Set the listing down again exactly, please, apart from its pictures.
**** Dataset extract
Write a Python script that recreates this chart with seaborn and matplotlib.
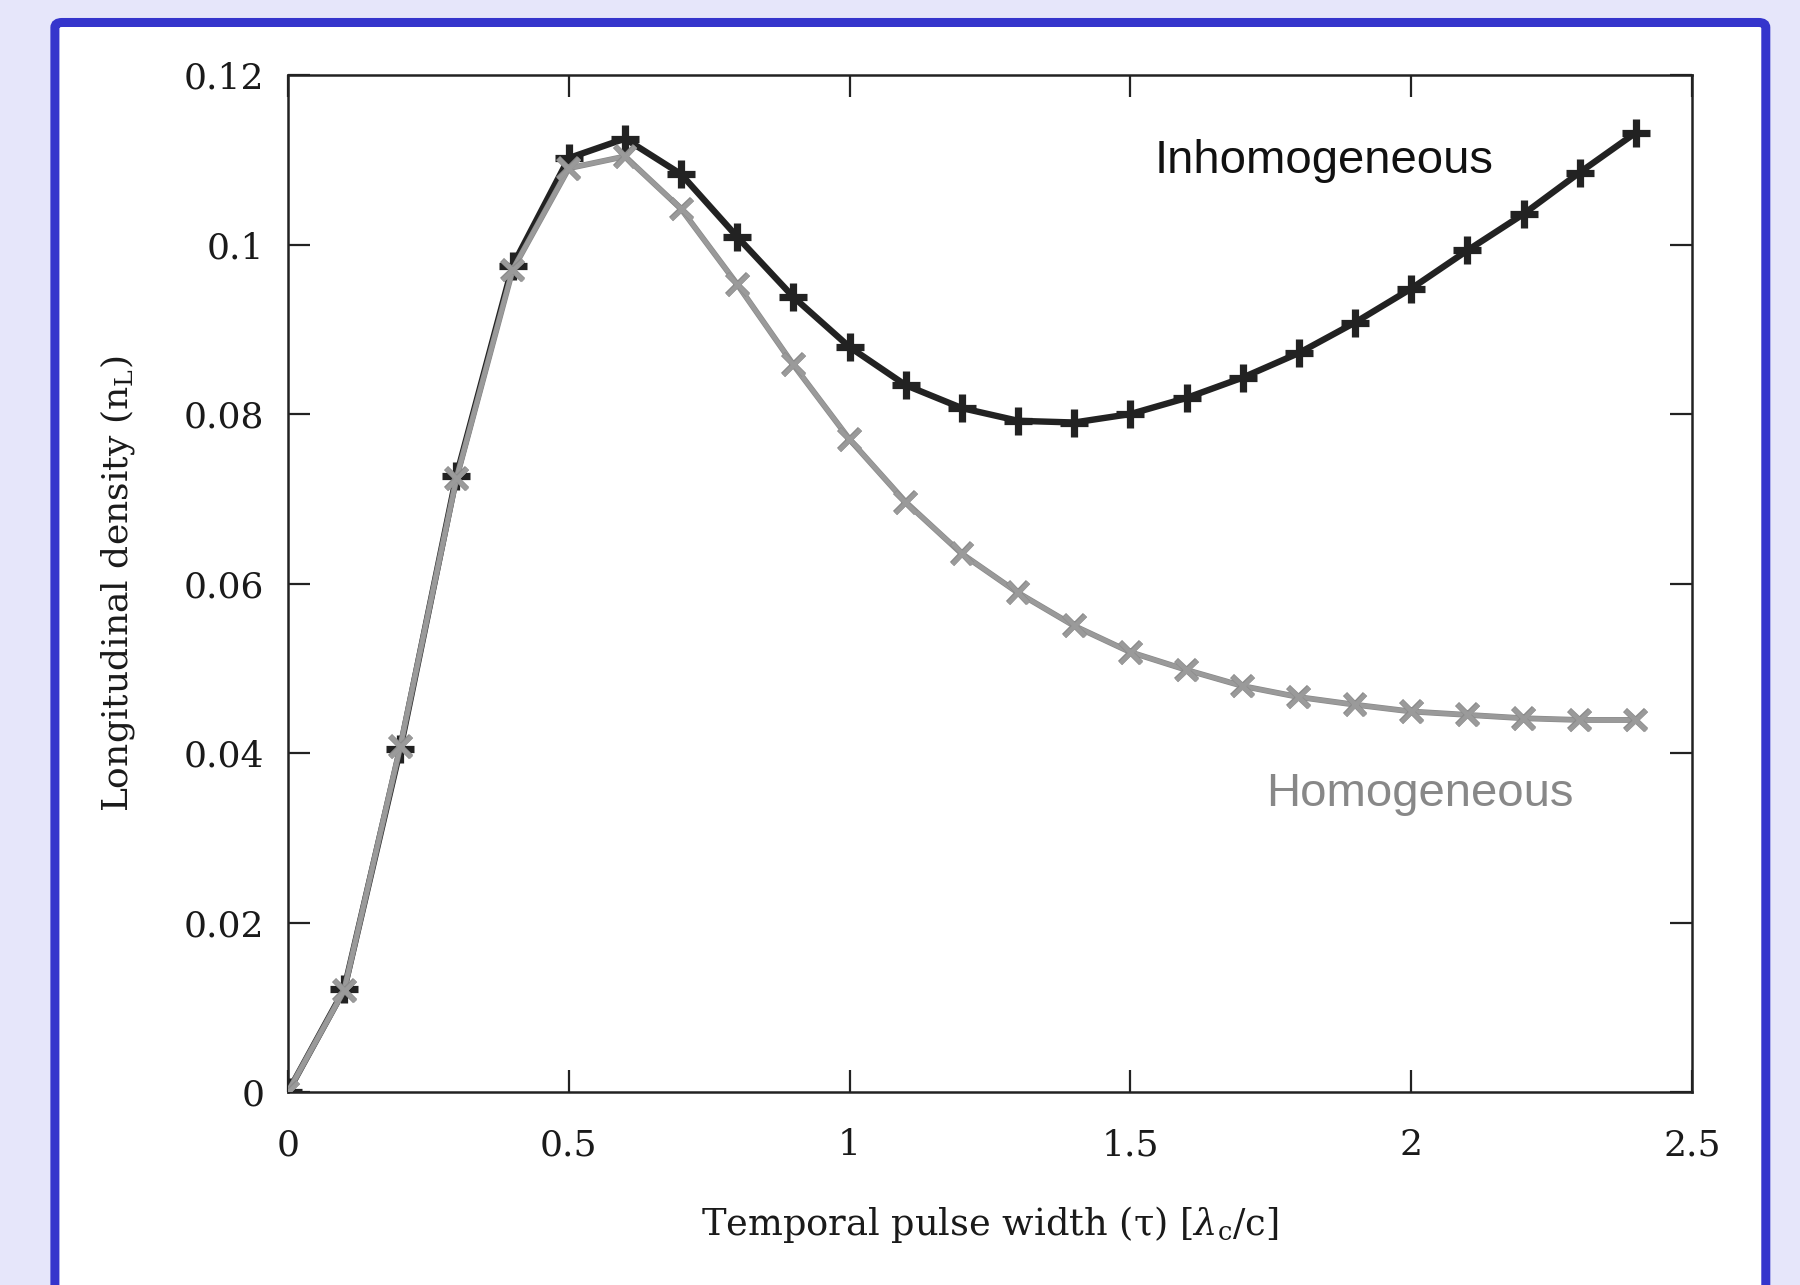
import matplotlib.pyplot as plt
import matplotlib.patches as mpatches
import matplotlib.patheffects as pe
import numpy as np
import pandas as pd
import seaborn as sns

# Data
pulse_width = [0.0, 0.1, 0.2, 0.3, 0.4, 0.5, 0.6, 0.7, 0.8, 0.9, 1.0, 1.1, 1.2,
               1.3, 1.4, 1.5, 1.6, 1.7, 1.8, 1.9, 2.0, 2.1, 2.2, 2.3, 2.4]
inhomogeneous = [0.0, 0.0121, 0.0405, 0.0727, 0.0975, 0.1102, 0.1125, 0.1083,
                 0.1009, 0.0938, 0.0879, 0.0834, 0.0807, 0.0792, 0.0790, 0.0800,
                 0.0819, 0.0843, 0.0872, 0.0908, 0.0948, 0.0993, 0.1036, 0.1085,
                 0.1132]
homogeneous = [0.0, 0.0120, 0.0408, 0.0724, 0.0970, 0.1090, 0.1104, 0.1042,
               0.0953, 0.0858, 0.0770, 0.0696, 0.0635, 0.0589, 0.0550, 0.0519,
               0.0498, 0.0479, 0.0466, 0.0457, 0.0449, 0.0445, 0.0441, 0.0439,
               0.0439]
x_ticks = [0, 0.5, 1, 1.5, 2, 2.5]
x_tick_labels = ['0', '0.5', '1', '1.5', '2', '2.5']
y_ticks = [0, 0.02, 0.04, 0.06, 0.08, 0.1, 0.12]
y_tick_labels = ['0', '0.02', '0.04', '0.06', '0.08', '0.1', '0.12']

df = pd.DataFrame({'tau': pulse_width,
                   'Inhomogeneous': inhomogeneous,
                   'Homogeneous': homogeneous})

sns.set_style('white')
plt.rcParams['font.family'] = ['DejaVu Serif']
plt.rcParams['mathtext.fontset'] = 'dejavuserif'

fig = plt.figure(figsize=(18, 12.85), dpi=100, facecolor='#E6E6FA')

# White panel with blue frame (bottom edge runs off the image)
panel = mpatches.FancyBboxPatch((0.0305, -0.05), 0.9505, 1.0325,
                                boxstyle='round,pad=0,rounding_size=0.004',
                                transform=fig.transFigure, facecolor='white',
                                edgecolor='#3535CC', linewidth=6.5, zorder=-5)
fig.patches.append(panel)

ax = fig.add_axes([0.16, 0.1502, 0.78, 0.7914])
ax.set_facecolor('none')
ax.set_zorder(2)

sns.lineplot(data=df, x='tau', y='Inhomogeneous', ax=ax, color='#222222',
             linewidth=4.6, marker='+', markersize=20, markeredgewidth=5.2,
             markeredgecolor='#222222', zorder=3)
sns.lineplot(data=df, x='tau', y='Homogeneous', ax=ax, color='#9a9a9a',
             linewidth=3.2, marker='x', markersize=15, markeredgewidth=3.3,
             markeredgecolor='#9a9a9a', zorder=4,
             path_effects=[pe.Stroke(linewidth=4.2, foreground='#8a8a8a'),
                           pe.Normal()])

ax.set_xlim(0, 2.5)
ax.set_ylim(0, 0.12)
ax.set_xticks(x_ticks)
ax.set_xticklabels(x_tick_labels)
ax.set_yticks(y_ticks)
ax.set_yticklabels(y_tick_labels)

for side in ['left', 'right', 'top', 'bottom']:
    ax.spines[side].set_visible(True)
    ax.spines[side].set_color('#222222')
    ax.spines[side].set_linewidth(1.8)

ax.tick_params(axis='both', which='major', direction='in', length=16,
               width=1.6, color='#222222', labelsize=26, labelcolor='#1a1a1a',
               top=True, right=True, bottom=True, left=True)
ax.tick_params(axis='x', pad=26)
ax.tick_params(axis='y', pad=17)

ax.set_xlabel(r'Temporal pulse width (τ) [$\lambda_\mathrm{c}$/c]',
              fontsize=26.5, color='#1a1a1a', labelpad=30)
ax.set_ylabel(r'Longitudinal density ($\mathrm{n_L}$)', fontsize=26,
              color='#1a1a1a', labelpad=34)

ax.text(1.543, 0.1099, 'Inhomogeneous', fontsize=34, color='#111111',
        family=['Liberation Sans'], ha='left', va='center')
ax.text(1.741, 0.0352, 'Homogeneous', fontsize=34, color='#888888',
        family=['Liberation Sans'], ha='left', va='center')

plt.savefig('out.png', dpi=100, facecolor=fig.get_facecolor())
********
__Answer to the exercise__:
Write a Python script that recreates this chart with seaborn and matplotlib.
import matplotlib.pyplot as plt
import matplotlib.patches as mpatches
import matplotlib.patheffects as pe
import numpy as np
import pandas as pd
import seaborn as sns

# Data
pulse_width = [0.0, 0.1, 0.2, 0.3, 0.4, 0.5, 0.6, 0.7, 0.8, 0.9, 1.0, 1.1, 1.2,
               1.3, 1.4, 1.5, 1.6, 1.7, 1.8, 1.9, 2.0, 2.1, 2.2, 2.3, 2.4]
inhomogeneous = [0.0, 0.0121, 0.0405, 0.0727, 0.0975, 0.1102, 0.1125, 0.1083,
                 0.1009, 0.0938, 0.0879, 0.0834, 0.0807, 0.0792, 0.0790, 0.0800,
                 0.0819, 0.0843, 0.0872, 0.0908, 0.0948, 0.0993, 0.1036, 0.1085,
                 0.1132]
homogeneous = [0.0, 0.0120, 0.0408, 0.0724, 0.0970, 0.1090, 0.1104, 0.1042,
               0.0953, 0.0858, 0.0770, 0.0696, 0.0635, 0.0589, 0.0550, 0.0519,
               0.0498, 0.0479, 0.0466, 0.0457, 0.0449, 0.0445, 0.0441, 0.0439,
               0.0439]
x_ticks = [0, 0.5, 1, 1.5, 2, 2.5]
x_tick_labels = ['0', '0.5', '1', '1.5', '2', '2.5']
y_ticks = [0, 0.02, 0.04, 0.06, 0.08, 0.1, 0.12]
y_tick_labels = ['0', '0.02', '0.04', '0.06', '0.08', '0.1', '0.12']

df = pd.DataFrame({'tau': pulse_width,
                   'Inhomogeneous': inhomogeneous,
                   'Homogeneous': homogeneous})

sns.set_style('white')
plt.rcParams['font.family'] = ['DejaVu Serif']
plt.rcParams['mathtext.fontset'] = 'dejavuserif'

fig = plt.figure(figsize=(18, 12.85), dpi=100, facecolor='#E6E6FA')

# White panel with blue frame (bottom edge runs off the image)
panel = mpatches.FancyBboxPatch((0.0305, -0.05), 0.9505, 1.0325,
                                boxstyle='round,pad=0,rounding_size=0.004',
                                transform=fig.transFigure, facecolor='white',
                                edgecolor='#3535CC', linewidth=6.5, zorder=-5)
fig.patches.append(panel)

ax = fig.add_axes([0.16, 0.1502, 0.78, 0.7914])
ax.set_facecolor('none')
ax.set_zorder(2)

sns.lineplot(data=df, x='tau', y='Inhomogeneous', ax=ax, color='#222222',
             linewidth=4.6, marker='+', markersize=20, markeredgewidth=5.2,
             markeredgecolor='#222222', zorder=3)
sns.lineplot(data=df, x='tau', y='Homogeneous', ax=ax, color='#9a9a9a',
             linewidth=3.2, marker='x', markersize=15, markeredgewidth=3.3,
             markeredgecolor='#9a9a9a', zorder=4,
             path_effects=[pe.Stroke(linewidth=4.2, foreground='#8a8a8a'),
                           pe.Normal()])

ax.set_xlim(0, 2.5)
ax.set_ylim(0, 0.12)
ax.set_xticks(x_ticks)
ax.set_xticklabels(x_tick_labels)
ax.set_yticks(y_ticks)
ax.set_yticklabels(y_tick_labels)

for side in ['left', 'right', 'top', 'bottom']:
    ax.spines[side].set_visible(True)
    ax.spines[side].set_color('#222222')
    ax.spines[side].set_linewidth(1.8)

ax.tick_params(axis='both', which='major', direction='in', length=16,
               width=1.6, color='#222222', labelsize=26, labelcolor='#1a1a1a',
               top=True, right=True, bottom=True, left=True)
ax.tick_params(axis='x', pad=26)
ax.tick_params(axis='y', pad=17)

ax.set_xlabel(r'Temporal pulse width (τ) [$\lambda_\mathrm{c}$/c]',
              fontsize=26.5, color='#1a1a1a', labelpad=30)
ax.set_ylabel(r'Longitudinal density ($\mathrm{n_L}$)', fontsize=26,
              color='#1a1a1a', labelpad=34)

ax.text(1.543, 0.1099, 'Inhomogeneous', fontsize=34, color='#111111',
        family=['Liberation Sans'], ha='left', va='center')
ax.text(1.741, 0.0352, 'Homogeneous', fontsize=34, color='#888888',
        family=['Liberation Sans'], ha='left', va='center')

plt.savefig('out.png', dpi=100, facecolor=fig.get_facecolor())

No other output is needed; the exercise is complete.